Each month, several worthy docs are issued, many of which were bypassed by America’s theaters (except for maybe New York or L.A. or another major city or two).
Consider two recent docs, both well worth your time. Orgasm Inc., coming to DVD late this spring, is not a porn movie, although it involves a business specializing in female pleasure. In this case, the business is Vivus, a small pharmaceutical company whose principals really want to be the first to come out with a female version of Viagra for female sexual dysfunction. The film tells us that 43% of women suffer from the problem, although the healthcare industry doesn’t recognize it. At the same time, ads for medicine to help male sexual dysfunction are plentiful on TV, on radio and in magazines.
Orgasm Inc. director Liz Canner chronicles her own experiences regarding this problem in the high-stakes world of Big (and not-so Big) Pharma. She gets a job editing erotic videos for Vivus, and at the same time, the company provides her access to chronicle their development of the drug. While Vivus and its competitors’ aim seems true—at least at first—Canner eventually discovers that there is no altruism when millions are at stake. Shot for the most part with a handheld camera on digital video and featuring some whimsical (but obviously non-Pixar level) computer animation, the film’s rawness adds to its immediacy, and makes it even more powerful in its revelations regarding Canner’s employers and their industry.
Marwencol has something to do with sex, too, although you wouldn’t guess it after watching most of the film.
The movie, which netted just shy of $100,000 in limited engagements, tells of Mark Hogencamp, a man in his late thirties, who received serious physical and mental injuries as well as severe memory loss from a nasty bar fight in his hometown of Kingston, New York. After covering his counseling for a few months, Hogencamp’s health insurance provider cut off his mental help, and forced him to find a unique way to deal with his problems. What he chose is, frankly, amazing. Outside of his trailer home, Hogencamp built a small-scale World War II-era town, dubbed it “Marwencol,” and populated it with dolls that act out various scenarios of his conception.

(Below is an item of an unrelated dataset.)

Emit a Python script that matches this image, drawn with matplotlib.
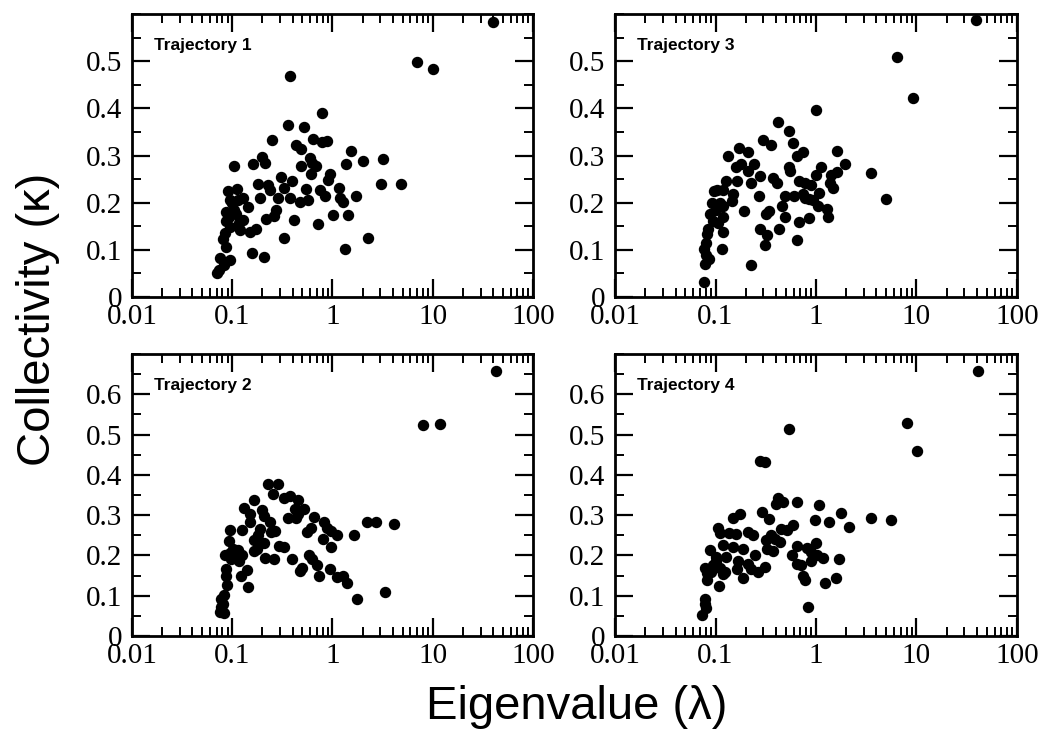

There are Allied soldiers, SS officers, town residents and even cat-fighting women. Many have their own detailed backstories concocted by Hogencamp and several are alter-egos of people in his life, be it a married neighbor he’s attracted to, his boss at the restaurant where he works part-time, or himself. Hogencamp also deals with his emotions by staging bloody fights, having the SS officers and soldiers share some beers on occasion, and plotting out dramatic situations among the tiny associates who appear all-too-real to him.
Hogencamp took photos on a regular basis of the fictional but incredibly detailed dramas of the doll residents of Marwencol. Eventually, the photos made their way to an art journal that leads to an opportunity for Hogencamp to reveal himself and his “art” in a New York City gallery showing. What prompted the vicious beating of Hogencamp is not revealed until towards the film’s end, and it’s a stunner.
Thanks to fine, subtle work by first-time filmmaker Jeff Malmberg, who shot the film in digital video and Super 8mm, viewers will feel like a fly on the wall when they enter the fascinating world Hogenberg has created. Marwencol is not only a unique character study, but a film that raises questions about the health care system and the nature of art and obsession.
It is well worth seeking out just to say you’ve met Mark Hogencamp, up-close and personal.